That's true, for now. But the bottom line is that the world, as a whole, is starting to hate Christians more and more.

I'll say this again: eventually, Christians, even those in the US, are going to have to bear quite a bit more than just an odd stare. It might mean losing your job (I lost a job once for disagreeing with faith matters with my boss, who was a Buddhist), failing school (some of the kids of our church have been given failing grades for refusing to participate in the Halloween/Day of the Dead celebrations that public schools hold, under the pretext of "not upholding our national traditions"), being denied running water (as it's happening in Chiapas and Oaxaca because they don't worship the virgin Mary (sorry, Tom, that's what's happening there)), or when push comes to shove, well, read Matthew 24.


I do not presume to deny what you claim is happening in Chiapas and Oaxaca.
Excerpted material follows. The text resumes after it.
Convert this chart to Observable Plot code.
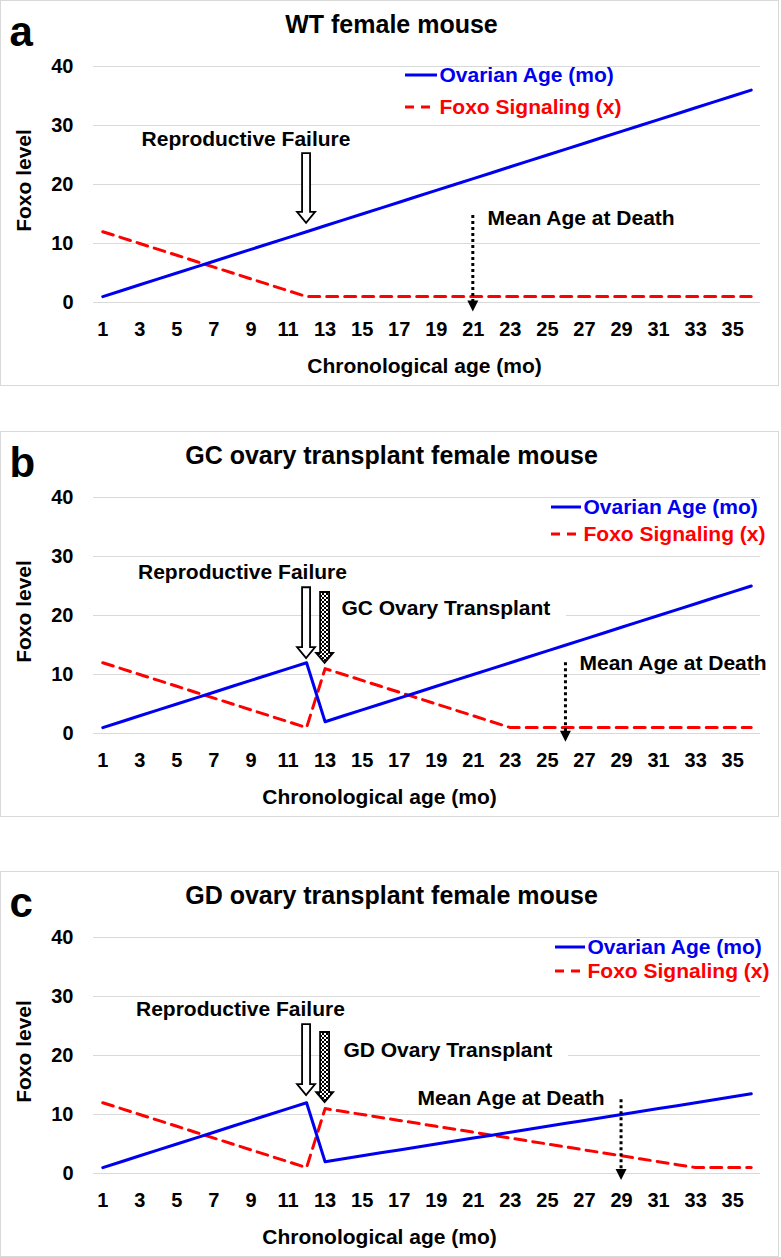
<!DOCTYPE html>
<html><head><meta charset="utf-8">
<script src="https://cdn.jsdelivr.net/npm/d3@7"></script>
<script src="https://cdn.jsdelivr.net/npm/@observablehq/plot@0.6"></script>
<style>
html,body{margin:0;padding:0;background:#fff;}
#root{position:relative;width:781px;height:1257px;overflow:hidden;}
.panel{position:absolute;left:0;width:779px;height:386px;}
.panel svg{display:block;outline:1px solid #d9d9d9;outline-offset:-1px;}
</style></head><body><div id="root"></div>
<script>
const FONT = "'Liberation Sans', Arial, Helvetica, sans-serif";

// ---- categories / ticks ----
const ages = [1,2,3,4,5,6,7,8,9,10,11,12,13,14,15,16,17,18,19,20,21,22,23,24,25,26,27,28,29,30,31,32,33,34,35,36];
const xTicks = [1,3,5,7,9,11,13,15,17,19,21,23,25,27,29,31,33,35];
const yTicks = [0,10,20,30,40];
const seriesNames = ["Ovarian Age (mo)", "Foxo Signaling (x)"];
const panelLetters = ["a", "b", "c"];
const panelTitles = ["WT female mouse", "GC ovary transplant female mouse", "GD ovary transplant female mouse"];
const xAxisLabel = "Chronological age (mo)";
const yAxisLabel = "Foxo level";

// ---- series values ----
const ovarianA = [1,2,3,4,5,6,7,8,9,10,11,12,13,14,15,16,17,18,19,20,21,22,23,24,25,26,27,28,29,30,31,32,33,34,35,36];
const foxoA    = [12,11,10,9,8,7,6,5,4,3,2,1,1,1,1,1,1,1,1,1,1,1,1,1,1,1,1,1,1,1,1,1,1,1,1,1];
const ovarianB = [1,2,3,4,5,6,7,8,9,10,11,12,2,3,4,5,6,7,8,9,10,11,12,13,14,15,16,17,18,19,20,21,22,23,24,25];
const foxoB    = [12,11,10,9,8,7,6,5,4,3,2,1,11,10,9,8,7,6,5,4,3,2,1,1,1,1,1,1,1,1,1,1,1,1,1,1];
const ovarianC = [1,2,3,4,5,6,7,8,9,10,11,12,2,2.5,3,3.5,4,4.5,5,5.5,6,6.5,7,7.5,8,8.5,9,9.5,10,10.5,11,11.5,12,12.5,13,13.5];
const foxoC    = [12,11,10,9,8,7,6,5,4,3,2,1,11,10.5,10,9.5,9,8.5,8,7.5,7,6.5,6,5.5,5,4.5,4,3.5,3,2.5,2,1.5,1,1,1,1];

// ---- annotations (data coordinates) ----
const failureText = "Reproductive Failure";
const deathText = "Mean Age at Death";
const transplantTexts = [null, "GC Ovary Transplant", "GD Ovary Transplant"];
const failureNotes = [
  {tx: 8.73, ty: 27.6, ax: 12, yTop: 25.25, yTip: 13.4},
  {tx: 8.54, ty: 27.3, ax: 12, yTop: 24.7, yTip: 12.7},
  {tx: 8.43, ty: 27.8, ax: 12, yTop: 25.25, yTip: 13.2}
];
const transplantNotes = [
  null,
  {tx: 13.88, ty: 21.2, ax: 13, yTop: 23.9, yTip: 11.9},
  {tx: 13.99, ty: 20.85, ax: 13, yTop: 23.9, yTip: 12.0}
];
const deathNotes = [
  {tx: 21.77, ty: 14.2, ax: 21, yTop: 14.75, yTip: -1.6},
  {tx: 26.73, ty: 11.86, ax: 26, yTop: 12.0, yTip: -1.5},
  {tx: 17.99, ty: 12.7, ax: 29, yTop: 12.5, yTip: -1.2}
];

// ---- layout (pixels) ----
const layouts = [
  {top: 0,   xLabelX: 424, legend: {x0: 405, x1: 437, tx: 439, yBlue: 75, yRed: 107}},
  {top: 431, xLabelX: 379, legend: {x0: 551, x1: 581, tx: 583, yBlue: 76, yRed: 103}},
  {top: 871, xLabelX: 379, legend: {x0: 555, x1: 585, tx: 587, yBlue: 76, yRed: 100}}
];
const BLUE = "#0000f0", RED = "#ff0000";
const RED_DASH = "11 7";
const W = 779, H = 386, ML = 93, MR = 19, MT = 66, MB = 84;

const seriesByPanel = [[ovarianA, foxoA], [ovarianB, foxoB], [ovarianC, foxoC]];

const measureCtx = document.createElement("canvas").getContext("2d");
function textWidth(s, size) {
  measureCtx.font = `bold ${size}px 'Liberation Sans', Arial, sans-serif`;
  return measureCtx.measureText(s).width;
}

function blockArrow(g, cx, yTop, yTip, shaftW, headW, headH, fill) {
  const s = shaftW / 2, h = headW / 2, yh = yTip - headH;
  const pts = [[cx - s, yTop], [cx + s, yTop], [cx + s, yh], [cx + h, yh], [cx, yTip], [cx - h, yh], [cx - s, yh]];
  g.append("polygon").attr("points", pts.map(p => p.join(",")).join(" "))
    .attr("fill", fill).attr("stroke", "black").attr("stroke-width", 1.8).attr("stroke-linejoin", "miter");
}
function dottedArrow(g, cx, yTop, yTip) {
  g.append("line").attr("x1", cx).attr("x2", cx).attr("y1", yTop).attr("y2", yTip - 10)
    .attr("stroke", "black").attr("stroke-width", 3).attr("stroke-dasharray", "3 3");
  g.append("polygon").attr("points", `${cx - 5.5},${yTip - 11} ${cx + 5.5},${yTip - 11} ${cx},${yTip}`).attr("fill", "black");
}

function panel(i) {
  const L = layouts[i];
  const [ov, fx] = seriesByPanel[i];
  const rows = ages.map((a, k) => ({age: a, ovarian: ov[k], foxo: fx[k]}));
  const fn = failureNotes[i], tn = transplantNotes[i], dn = deathNotes[i];
  const pid = "chk" + i;

  const background = (index, scales) => {
    const g = d3.create("svg:g");
    if (tn) {
      const X = scales.x, Y = scales.y;
      const w = textWidth(transplantTexts[i], 21);
      g.append("rect").attr("x", X(tn.tx) - 14).attr("y", Y(tn.ty) - 14)
        .attr("width", w + 30).attr("height", 30).attr("fill", "white");
    }
    return g.node();
  };

  const overlay = (index, scales) => {
    const X = scales.x, Y = scales.y;
    const g = d3.create("svg:g");
    const defs = g.append("defs");
    const pat = defs.append("pattern").attr("id", pid).attr("patternUnits", "userSpaceOnUse")
      .attr("width", 4).attr("height", 4);
    pat.append("rect").attr("width", 4).attr("height", 4).attr("fill", "white");
    pat.append("rect").attr("width", 2).attr("height", 2).attr("fill", "black");
    pat.append("rect").attr("x", 2).attr("y", 2).attr("width", 2).attr("height", 2).attr("fill", "black");
    blockArrow(g, X(fn.ax), Y(fn.yTop), Y(fn.yTip), 8, 18, 11, "white");
    if (tn) blockArrow(g, X(tn.ax), Y(tn.yTop), Y(tn.yTip), 9, 17, 10, `url(#${pid})`);
    dottedArrow(g, X(dn.ax), Y(dn.yTop), Y(dn.yTip));
    // legend samples
    const lg = L.legend;
    g.append("line").attr("x1", lg.x0).attr("x2", lg.x1).attr("y1", lg.yBlue).attr("y2", lg.yBlue)
      .attr("stroke", BLUE).attr("stroke-width", 3);
    g.append("line").attr("x1", lg.x0).attr("x2", lg.x1).attr("y1", lg.yRed).attr("y2", lg.yRed)
      .attr("stroke", RED).attr("stroke-width", 3).attr("stroke-dasharray", "9 7");
    return g.node();
  };

  const frameText = (s, px, py, opts = {}) => Plot.text([s], {
    frameAnchor: "top-left", text: d => d, dx: px - ML, dy: py - MT,
    lineAnchor: "middle", fontWeight: "bold", fill: "black", ...opts
  });

  const svg = Plot.plot({
    width: W, height: H, marginLeft: ML, marginRight: MR, marginTop: MT, marginBottom: MB,
    x: {type: "linear", domain: [0.5, 36.5]},
    y: {type: "linear", domain: [0, 40]},
    style: {fontFamily: FONT, fontWeight: "bold", background: "white", overflow: "visible"},
    marks: [
      Plot.gridY(yTicks, {stroke: "#d9d9d9", strokeOpacity: 1, strokeWidth: 1}),
      background,
      Plot.axisY(yTicks, {tickSize: 0, tickPadding: 20, fontSize: 20, fontWeight: "bold", label: null, fill: "black"}),
      Plot.axisX(xTicks, {tickSize: 0, tickPadding: 19, fontSize: 20, fontWeight: "bold", label: null, fill: "black", tickFormat: d => String(d)}),
      Plot.lineY(rows, {x: "age", y: "foxo", stroke: RED, strokeWidth: 3, strokeDasharray: RED_DASH}),
      Plot.lineY(rows, {x: "age", y: "ovarian", stroke: BLUE, strokeWidth: 3}),
      overlay,
      Plot.text([failureText], {x: () => fn.tx, y: () => fn.ty, text: d => d, fontSize: 21, fontWeight: "bold", fill: "black", textAnchor: "middle", lineAnchor: "middle"}),
      Plot.text([deathText], {x: () => dn.tx, y: () => dn.ty, text: d => d, fontSize: 21, fontWeight: "bold", fill: "black", textAnchor: "start", lineAnchor: "middle"}),
      tn ? Plot.text([transplantTexts[i]], {x: () => tn.tx, y: () => tn.ty, text: d => d, fontSize: 21, fontWeight: "bold", fill: "black", textAnchor: "start", lineAnchor: "middle"}) : null,
      frameText(panelTitles[i], 391, 24, {fontSize: 25, textAnchor: "middle"}),
      frameText(panelLetters[i], 9, 31.6, {fontSize: 42, textAnchor: "start"}),
      frameText(xAxisLabel, L.xLabelX, 366, {fontSize: 21, textAnchor: "middle"}),
      frameText(yAxisLabel, 23.5, 180, {fontSize: 21, textAnchor: "middle", rotate: -90}),
      frameText(seriesNames[0], L.legend.tx, L.legend.yBlue, {fontSize: 21, textAnchor: "start", fill: BLUE}),
      frameText(seriesNames[1], L.legend.tx, L.legend.yRed, {fontSize: 21, textAnchor: "start", fill: RED})
    ]
  });
  const div = document.createElement("div");
  div.className = "panel";
  div.style.top = L.top + "px";
  div.appendChild(svg);
  document.getElementById("root").appendChild(div);
}

[0, 1, 2].forEach(panel);
</script>
</body></html>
I find it fantastic but not having personal knowledge I will limit myself to the following observations.

1. Mary worship is a heresy in the Catholic Church and the Church has set up tribunals to handle this as well as any other heresy that may crop up from time to time. Non-Catholics have access to these ecclesial courts in a circumstance such as you describe. Such people would be excommunicated for Mary worship until they repent and reconcile.

2. Denying water in order to force conversions is strictly forbidden and a mortal sin. The same court procedures are available. Nobody in Rome throws away appeals unread.

3. Mary worship is a very common false accusation that protestants level against Catholics. It is not something that one should toss around lightly as it has been a marker for some very ugly bigotry over the years. There is a difference between requesting intercessory prayer of the spirits of holy dead and worshipping those dead. While Catholics can fall into the error of the latter, more commonly outsiders misinterpret the former as the latter. If you don't have a problem asking someone else to pray for you, the only difference between you and Catholic belief might be a difference of opinion on whether departed souls currently have volition, ie whether the dead themselves can pray. Catholics believe that they can, many (but not all) protestants do not.

4. Just because a Church is right about Jesus does not mean all its members are saints. Were they, there would be no other churches.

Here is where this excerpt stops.